# [Entries shown]
-------------------------

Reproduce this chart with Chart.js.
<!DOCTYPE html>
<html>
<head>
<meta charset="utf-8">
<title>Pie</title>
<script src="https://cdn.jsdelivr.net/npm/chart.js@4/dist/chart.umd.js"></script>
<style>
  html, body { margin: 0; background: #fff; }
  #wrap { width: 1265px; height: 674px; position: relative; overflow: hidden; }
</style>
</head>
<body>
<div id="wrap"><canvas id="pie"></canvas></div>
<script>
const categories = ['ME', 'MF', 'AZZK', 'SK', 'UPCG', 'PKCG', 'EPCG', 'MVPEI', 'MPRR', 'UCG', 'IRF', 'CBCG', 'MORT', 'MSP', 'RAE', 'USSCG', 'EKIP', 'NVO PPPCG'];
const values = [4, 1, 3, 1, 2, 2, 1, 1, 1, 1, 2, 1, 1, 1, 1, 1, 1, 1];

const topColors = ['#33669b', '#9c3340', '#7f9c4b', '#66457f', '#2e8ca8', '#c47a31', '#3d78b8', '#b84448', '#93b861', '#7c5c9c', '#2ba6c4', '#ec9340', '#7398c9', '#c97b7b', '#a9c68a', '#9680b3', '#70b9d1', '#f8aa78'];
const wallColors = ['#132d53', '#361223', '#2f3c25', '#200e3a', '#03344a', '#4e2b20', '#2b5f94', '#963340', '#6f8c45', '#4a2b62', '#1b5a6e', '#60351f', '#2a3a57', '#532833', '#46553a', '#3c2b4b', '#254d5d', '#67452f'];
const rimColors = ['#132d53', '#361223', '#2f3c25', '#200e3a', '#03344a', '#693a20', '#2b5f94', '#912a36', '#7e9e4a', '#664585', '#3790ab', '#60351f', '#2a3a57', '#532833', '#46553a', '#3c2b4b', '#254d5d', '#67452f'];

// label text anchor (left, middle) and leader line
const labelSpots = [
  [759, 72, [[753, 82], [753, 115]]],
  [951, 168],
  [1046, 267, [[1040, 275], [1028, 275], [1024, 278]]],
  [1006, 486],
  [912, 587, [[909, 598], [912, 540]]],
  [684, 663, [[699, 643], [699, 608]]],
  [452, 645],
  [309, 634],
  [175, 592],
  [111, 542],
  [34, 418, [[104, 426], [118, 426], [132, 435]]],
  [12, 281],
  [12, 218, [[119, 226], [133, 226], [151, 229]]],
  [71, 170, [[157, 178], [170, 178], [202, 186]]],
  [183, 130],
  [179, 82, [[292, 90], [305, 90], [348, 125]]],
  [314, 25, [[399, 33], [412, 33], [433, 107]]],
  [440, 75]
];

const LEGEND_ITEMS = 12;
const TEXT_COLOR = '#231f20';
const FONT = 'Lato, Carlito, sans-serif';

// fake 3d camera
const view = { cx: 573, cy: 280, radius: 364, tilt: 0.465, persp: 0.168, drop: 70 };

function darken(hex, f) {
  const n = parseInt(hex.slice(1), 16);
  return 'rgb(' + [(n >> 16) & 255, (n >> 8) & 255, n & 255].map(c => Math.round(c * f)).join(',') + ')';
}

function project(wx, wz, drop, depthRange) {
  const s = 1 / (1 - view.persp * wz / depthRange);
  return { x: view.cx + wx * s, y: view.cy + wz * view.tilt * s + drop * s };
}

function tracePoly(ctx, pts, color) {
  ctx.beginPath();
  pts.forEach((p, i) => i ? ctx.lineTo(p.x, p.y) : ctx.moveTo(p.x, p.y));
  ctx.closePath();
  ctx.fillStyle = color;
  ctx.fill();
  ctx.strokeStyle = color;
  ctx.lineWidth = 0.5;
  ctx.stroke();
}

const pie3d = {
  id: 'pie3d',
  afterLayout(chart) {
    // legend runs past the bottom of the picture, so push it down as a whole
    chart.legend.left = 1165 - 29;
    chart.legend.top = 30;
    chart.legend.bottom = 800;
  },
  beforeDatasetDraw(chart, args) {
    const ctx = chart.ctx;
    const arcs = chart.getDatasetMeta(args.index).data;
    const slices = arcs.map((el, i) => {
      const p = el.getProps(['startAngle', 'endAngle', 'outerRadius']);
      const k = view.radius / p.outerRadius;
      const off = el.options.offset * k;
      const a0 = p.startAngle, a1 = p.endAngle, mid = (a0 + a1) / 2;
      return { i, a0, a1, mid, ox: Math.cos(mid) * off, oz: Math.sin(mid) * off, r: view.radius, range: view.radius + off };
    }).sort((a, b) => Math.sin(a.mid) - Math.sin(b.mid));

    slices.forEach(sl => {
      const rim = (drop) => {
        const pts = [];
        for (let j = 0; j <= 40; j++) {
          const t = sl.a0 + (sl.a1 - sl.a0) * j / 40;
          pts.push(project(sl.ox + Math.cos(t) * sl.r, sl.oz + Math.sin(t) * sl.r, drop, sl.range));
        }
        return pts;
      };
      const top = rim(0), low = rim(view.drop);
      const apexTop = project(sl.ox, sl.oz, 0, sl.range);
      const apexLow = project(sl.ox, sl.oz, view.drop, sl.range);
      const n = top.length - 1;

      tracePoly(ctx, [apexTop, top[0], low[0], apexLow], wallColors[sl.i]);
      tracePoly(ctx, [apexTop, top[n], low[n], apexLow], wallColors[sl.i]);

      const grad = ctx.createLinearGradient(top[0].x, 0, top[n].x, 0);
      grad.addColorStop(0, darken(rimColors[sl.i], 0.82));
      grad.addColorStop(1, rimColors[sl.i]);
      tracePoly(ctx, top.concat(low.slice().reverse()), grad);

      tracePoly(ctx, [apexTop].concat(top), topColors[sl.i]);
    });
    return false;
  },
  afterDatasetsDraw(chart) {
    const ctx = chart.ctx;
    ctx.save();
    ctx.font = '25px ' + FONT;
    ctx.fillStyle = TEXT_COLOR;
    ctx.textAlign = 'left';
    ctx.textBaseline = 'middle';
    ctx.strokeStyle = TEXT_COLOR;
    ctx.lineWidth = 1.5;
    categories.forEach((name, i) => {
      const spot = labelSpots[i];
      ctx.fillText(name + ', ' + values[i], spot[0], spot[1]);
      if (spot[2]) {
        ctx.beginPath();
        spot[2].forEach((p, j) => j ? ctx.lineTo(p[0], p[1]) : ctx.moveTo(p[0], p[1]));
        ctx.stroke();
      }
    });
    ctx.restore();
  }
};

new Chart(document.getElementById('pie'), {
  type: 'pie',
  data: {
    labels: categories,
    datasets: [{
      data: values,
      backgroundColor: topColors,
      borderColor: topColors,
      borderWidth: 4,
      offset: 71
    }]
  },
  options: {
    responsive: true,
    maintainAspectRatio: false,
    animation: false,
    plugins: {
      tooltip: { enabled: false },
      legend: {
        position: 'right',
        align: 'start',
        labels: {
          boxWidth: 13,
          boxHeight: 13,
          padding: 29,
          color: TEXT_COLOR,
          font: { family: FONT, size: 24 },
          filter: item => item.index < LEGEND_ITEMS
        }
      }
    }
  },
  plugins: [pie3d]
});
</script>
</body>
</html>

-------------------------

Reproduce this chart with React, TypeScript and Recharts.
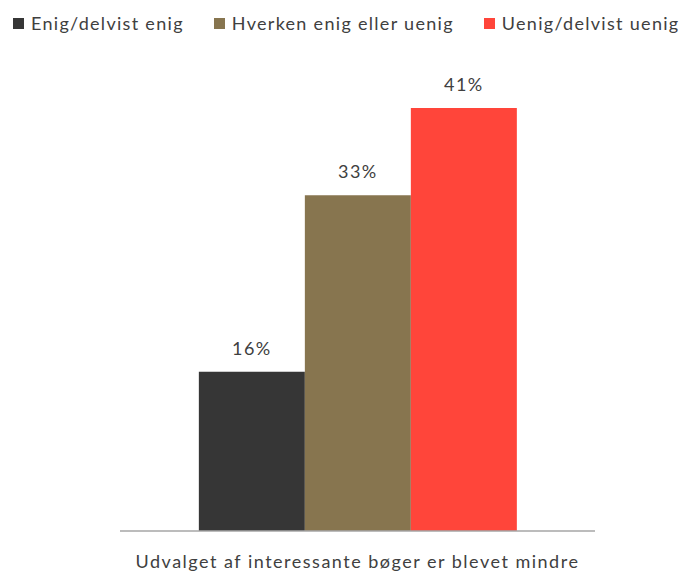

-------------------------

For the listing above, identify each line bearing "this".

# [Written solution]
Reproduce this chart with Chart.js.
Reproduce this chart with React, TypeScript and Recharts.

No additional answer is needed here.